Saturday, 5 November 2016

HISTORICAL FUN: History facts 5th November

HISTORICAL FACTS for NOVEMBER 5th

On This Day In History in 1605, Guy Fawkes was arrested for the part he played in the infamous Gunpowder Plot.
 
Remember, remember the fifth of November
Gunpowder, treason and plot.
I see no reason why gunpowder treason
Should ever be forgot.
 
In the early hours of the 5th of November, 1605, Guy Fawkes was discovered in the tunnels beneath the Houses of Parliament with dozens of barrels of gunpowder.
 
His plan was simple: Blow up Parliament and kill King James I of England.
 
Unknown to Guy Fawkes, the Palace of Westminster, the Houses of Parliament, and the tunnels beneath the buildings had been undergoing a rigorous search.
 
There had been a warning.

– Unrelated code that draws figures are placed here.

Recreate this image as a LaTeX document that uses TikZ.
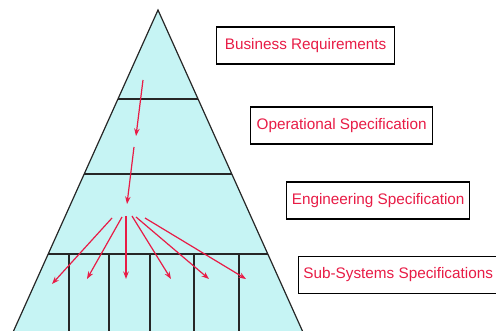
\documentclass[tikz,border=0pt]{standalone}
\usepackage{fontspec}
\setmainfont{Liberation Sans}
\usetikzlibrary{arrows.meta}
\definecolor{pyr}{RGB}{198,244,244}
\definecolor{lbl}{RGB}{232,28,70}
\begin{document}
\begin{tikzpicture}[x=1pt,y=-1pt,
  lvl/.style={draw=black,line width=1.3pt,fill=white,text=lbl,font=\fontsize{15.3}{17}\selectfont,
    minimum height=37pt,inner sep=0pt,anchor=west},
  flow/.style={draw=lbl,line width=1.2pt,-{Stealth[length=7.5pt,width=5.5pt]}},
  edge/.style={line width=1.2pt,draw=black!85}]
\useasboundingbox (0,0) rectangle (496,331);
\begin{scope}
\clip (0,0) rectangle (496,331);
% pyramid
\coordinate (apex) at (158,10);
\coordinate (bl) at (9.5,340);
\coordinate (br) at (306.5,340);
\fill[pyr] (apex) -- (bl) -- (br) -- cycle;
% level lines
\coordinate (l1a) at (118,99);  \coordinate (l1b) at (198,99);
\coordinate (l2a) at (84,174);  \coordinate (l2b) at (232,174);
\coordinate (l3a) at (48,254);  \coordinate (l3b) at (268,254);
\draw[edge] (l1a) -- (l1b);
\draw[edge] (l2a) -- (l2b);
\draw[edge] (l3a) -- (l3b);
\foreach \x [count=\i] in {69,109,150,194,239} {
  \coordinate (vt\i) at (\x,254);
  \coordinate (vb\i) at (\x,340);
  \draw[edge] (vt\i) -- (vb\i);
}
\draw[edge] (bl) -- (apex) -- (br);
% arrows
\coordinate (a1s) at (143,80);  \coordinate (a1e) at (136,136);
\coordinate (a2s) at (134,147); \coordinate (a2e) at (127,204);
\draw[flow] (a1s) -- (a1e);
\draw[flow] (a2s) -- (a2e);
\coordinate (f1s) at (112,218); \coordinate (f1e) at (52,284);
\coordinate (f2s) at (122,217); \coordinate (f2e) at (87,279);
\coordinate (f3s) at (126,216); \coordinate (f3e) at (126,279);
\coordinate (f4s) at (132,216); \coordinate (f4e) at (171,279);
\coordinate (f5s) at (136,217); \coordinate (f5e) at (209,279);
\coordinate (f6s) at (145,218); \coordinate (f6e) at (246,279);
\foreach \i in {1,...,6} { \draw[flow] (f\i s) -- (f\i e); }
% labels
\node[lvl,minimum width=178pt] (br1) at (216,45.5) {Business Requirements};
\node[lvl,minimum width=182pt] (op1) at (250,125.5) {Operational Specification};
\node[lvl,minimum width=183pt] (en1) at (286,200.5) {Engineering Specification};
\node[lvl,minimum width=199pt] (ss1) at (298,275) {Sub-Systems Specifications};
\end{scope}
\end{tikzpicture}
\end{document}
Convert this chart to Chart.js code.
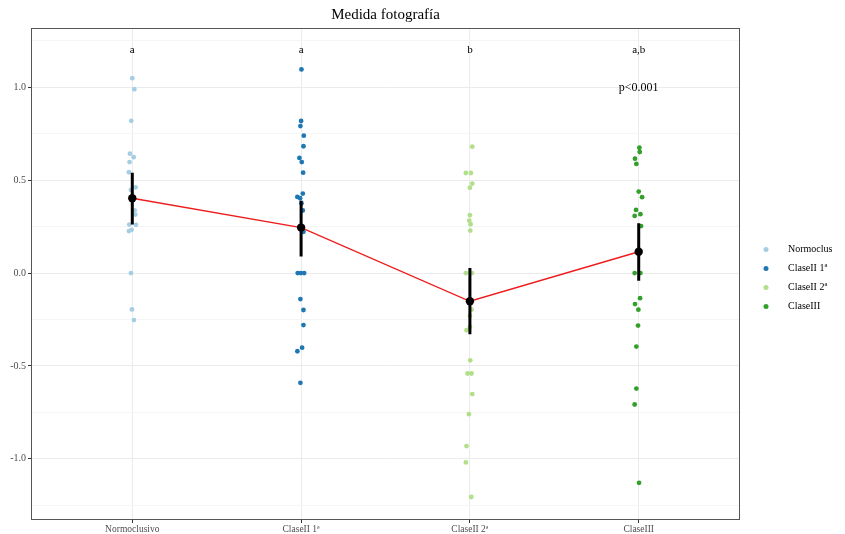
<!DOCTYPE html>
<html>
<head>
<meta charset="utf-8">
<script src="https://cdn.jsdelivr.net/npm/chart.js@4/dist/chart.umd.min.js"></script>
<style>
  html, body { margin: 0; padding: 0; background: #fff; }
  #wrap { width: 845px; height: 534px; position: relative; }
</style>
</head>
<body>
<div id="wrap"><canvas id="fotoChart"></canvas></div>
<script>
// Datos
const categories = ['Normoclusivo', 'ClaseII 1ª', 'ClaseII 2ª', 'ClaseIII'];
const legendLabels = ['Normoclus', 'ClaseII 1ª', 'ClaseII 2ª', 'ClaseIII'];
const groupColors = ['#A6CEE3', '#1F78B4', '#B2DF8A', '#33A02C'];

const normoVals = [1.05, 0.99, 0.82, 0.643, 0.624, 0.598, 0.543, 0.462, 0.448, 0.337, 0.315, 0.261, 0.26, 0.233, 0.226, 0.0, -0.196, -0.253];
const normoJitter = [0, 0.012, -0.006, -0.014, 0.008, -0.016, -0.02, 0.02, -0.008, 0.014, 0.018, -0.018, 0.022, -0.004, -0.02, -0.008, -0.002, 0.01];

const clase1Vals = [1.097, 0.819, 0.792, 0.74, 0.683, 0.62, 0.598, 0.541, 0.428, 0.41, 0.403, 0.376, 0.337, 0.222, 0.0, 0.0, 0.0, -0.14, -0.199, -0.28, -0.402, -0.421, -0.591];
const clase1Jitter = [0.002, 0, -0.004, 0.016, 0.014, -0.01, 0.004, 0.012, 0.01, -0.022, -0.006, 0.002, 0.01, 0.014, -0.02, -0.002, 0.018, -0.004, 0.014, 0.014, 0.006, -0.022, -0.004];

const clase2Vals = [0.681, 0.539, 0.539, 0.482, 0.46, 0.312, 0.283, 0.263, 0.229, 0.0, 0.0, -0.197, -0.23, -0.29, -0.308, -0.47, -0.541, -0.541, -0.652, -0.76, -0.932, -1.02, -1.206];
const clase2Jitter = [0.014, -0.024, 0.006, 0.014, 0, 0, -0.004, 0.004, 0.002, -0.024, 0.012, 0.01, 0, 0, -0.02, 0.002, -0.014, 0.01, 0.014, -0.006, -0.02, -0.024, 0.008];

const clase3Vals = [0.675, 0.652, 0.616, 0.588, 0.439, 0.409, 0.34, 0.317, 0.308, 0.253, 0.0, 0.0, -0.135, -0.167, -0.197, -0.283, -0.396, -0.622, -0.708, -1.13];
const clase3Jitter = [0.004, 0.006, -0.022, -0.014, 0, 0.02, -0.016, 0.01, -0.024, 0.014, -0.024, 0.01, 0.008, -0.022, -0.002, -0.004, -0.014, -0.014, -0.024, 0.002];

const means = [0.403, 0.245, -0.152, 0.115];
const ciLow = [0.261, 0.089, -0.33, -0.041];
const ciHigh = [0.541, 0.39, 0.027, 0.269];

const letters = ['a', 'a', 'b', 'a,b'];
const pText = 'p<0.001';
const yTicks = [-1.0, -0.5, 0.0, 0.5, 1.0];
const yMinor = [-1.25, -0.75, -0.25, 0.25, 0.75, 1.25];

const serif = "'Liberation Serif', 'DejaVu Serif', serif";

function points(vals, jit, pos) {
    return vals.map((v, i) => ({ x: pos + jit[i], y: v }));
}

const groups = [
    [normoVals, normoJitter],
    [clase1Vals, clase1Jitter],
    [clase2Vals, clase2Jitter],
    [clase3Vals, clase3Jitter]
];

const groupSets = groups.map((g, i) => ({
    type: 'scatter',
    label: legendLabels[i],
    data: points(g[0], g[1], i + 1),
    backgroundColor: groupColors[i],
    borderWidth: 0,
    pointRadius: 2.4,
    order: 5
}));

// barras de error: segmentos verticales separados por null
const errData = [];
means.forEach((m, i) => {
    errData.push({ x: i + 1, y: ciLow[i] });
    errData.push({ x: i + 1, y: ciHigh[i] });
    errData.push({ x: i + 1, y: null });
});

// Texto, marco y leyenda
const extrasPlugin = {
    id: 'extras',
    afterDatasetsDraw(chart) {
        const { ctx, chartArea, scales } = chart;
        ctx.save();
        ctx.fillStyle = '#000';
        ctx.textAlign = 'center';
        ctx.textBaseline = 'middle';
        ctx.font = "11px " + serif;
        letters.forEach((t, i) => {
            ctx.fillText(t, scales.x.getPixelForValue(i + 1), scales.y.getPixelForValue(1.2));
        });
        ctx.font = "12px " + serif;
        ctx.fillText(pText, scales.x.getPixelForValue(4), scales.y.getPixelForValue(1.0));

        // marco del panel
        ctx.strokeStyle = '#555';
        ctx.lineWidth = 1;
        ctx.strokeRect(chartArea.left + 0.5, chartArea.top + 0.5,
            chartArea.right - chartArea.left - 1, chartArea.bottom - chartArea.top - 1);

        // leyenda
        const lx = chartArea.right + 26;
        const midY = (chartArea.top + chartArea.bottom) / 2 + 4;
        const step = 19;
        ctx.font = "10px " + serif;
        ctx.textAlign = 'left';
        legendLabels.forEach((lab, i) => {
            const y = midY - 1.5 * step + i * step;
            ctx.beginPath();
            ctx.fillStyle = groupColors[i];
            ctx.arc(lx, y, 2.5, 0, Math.PI * 2);
            ctx.fill();
            ctx.fillStyle = '#000';
            ctx.fillText(lab, lx + 22, y);
        });
        ctx.restore();
    }
};

const ctx = document.getElementById('fotoChart').getContext('2d');
const fotoChart = new Chart(ctx, {
    type: 'scatter',
    data: {
        datasets: [
            ...groupSets,
            {
                type: 'line',
                label: 'media',
                data: means.map((m, i) => ({ x: i + 1, y: m })),
                borderColor: '#EE1C1C',
                borderWidth: 1.4,
                pointRadius: 0,
                fill: false,
                order: 4
            },
            {
                type: 'line',
                label: 'error',
                data: errData,
                borderColor: '#000',
                borderWidth: 3,
                borderCapStyle: 'butt',
                pointRadius: 0,
                spanGaps: false,
                fill: false,
                order: 3
            },
            {
                type: 'scatter',
                label: 'mediaPts',
                data: means.map((m, i) => ({ x: i + 1, y: m })),
                backgroundColor: '#000',
                borderWidth: 0,
                pointRadius: 4.2,
                order: 1
            }
        ]
    },
    options: {
        responsive: true,
        maintainAspectRatio: false,
        animation: false,
        layout: { padding: { left: 0, right: 105, top: 0, bottom: 0 } },
        plugins: {
            legend: { display: false },
            tooltip: { enabled: false },
            title: {
                display: true,
                text: 'Medida fotografía',
                fullSize: false,
                color: '#000',
                font: { family: serif, size: 15, weight: 'normal' },
                padding: { top: 6, bottom: 4 }
            }
        },
        scales: {
            x: {
                type: 'linear',
                min: 0.4,
                max: 4.6,
                afterBuildTicks: (s) => { s.ticks = categories.map((c, i) => ({ value: i + 1 })); },
                afterFit: (s) => { s.height = 14; },
                border: { display: false },
                grid: { color: '#ebebeb', tickColor: '#333', tickLength: 3 },
                ticks: {
                    color: '#4d4d4d',
                    font: { family: serif, size: 9.5 },
                    padding: 1,
                    maxRotation: 0,
                    callback: (v) => categories[Math.round(v) - 1]
                }
            },
            y: {
                type: 'linear',
                min: -1.33,
                max: 1.32,
                afterBuildTicks: (s) => {
                    s.ticks = yTicks.concat(yMinor).sort((a, b) => a - b).map(v => ({ value: v }));
                },
                afterFit: (s) => { s.width = 31; },
                border: { display: false },
                grid: {
                    color: (c) => yTicks.includes(c.tick.value) ? '#ebebeb' : '#f5f5f5',
                    tickColor: (c) => yTicks.includes(c.tick.value) ? '#333' : 'rgba(0,0,0,0)',
                    tickLength: 3
                },
                ticks: {
                    color: '#4d4d4d',
                    font: { family: serif, size: 10 },
                    padding: 2,
                    callback: (v) => yTicks.includes(v) ? v.toFixed(1) : ''
                }
            }
        }
    },
    plugins: [extrasPlugin]
});
</script>
</body>
</html>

A warning of a catastrophe and plot of such treason that was unrivalled in the entire history of England. Each room, each corridor, each nook and cranny were searched. Each stairwell and each tunnel were scoured.
 
Guy Fawkes was found with his arsenal of destruction.
 
For days Guy Fawkes was questioned, then tortured, so he would give up the names of his fellow conspirators. The pain got too much, and one by one, the names of the Thirteen were extracted.
 
Robert Catesby, Thomas Wintour, John Wright, Guy Fawkes and Thomas Percy. Robert Keyes, Thomas Bates, Robert Wintour, Christopher Wright, John Grant, Ambrose Rookwood, and Sir Everart Digby.
 
Guy Fawkes was eventually tired for treason, the verdict in no doubt.
 
He as taken from the Tower of London, dragged on wattled hurdles to the Old Palace Yard at Westminster. For his execution, he would have a view of the building he intended to blow up.
 
Three of his fellow conspirators, Thomas Wintour, Ambrose Rookwood, and Robert Keyes, were hung before being quartered.
 
Guy Fawkes himself was the last to be executed, having to endure watching his friends undergo the torture first.
 
Instead of suffering from being Hung for a few minutes before he died, he jumped and his neck was instantly broken as the rope tightened. His body was then quartered and his body parts taken to the four corners of the kingdom to be displayed as a warning to any would-be traitors.
 
On This Day in 1688, King William III of England, well he wasn't at the time, landed in Brixham with his Dutch fleet.
 
He, of course, was William of Orange at the time, and married to Queen Mary II of England, who wasn't Mary II at the time, just Mary Stuart, daughter of King James II of England, who was King James II of England at the time.
 
Although not for much longer.
 
As William of Orange, who was about to be King William III of England, was about to depose him.
 
On This Day history in 1912, Woodrow Wilson won the presidential elections in the United States of America.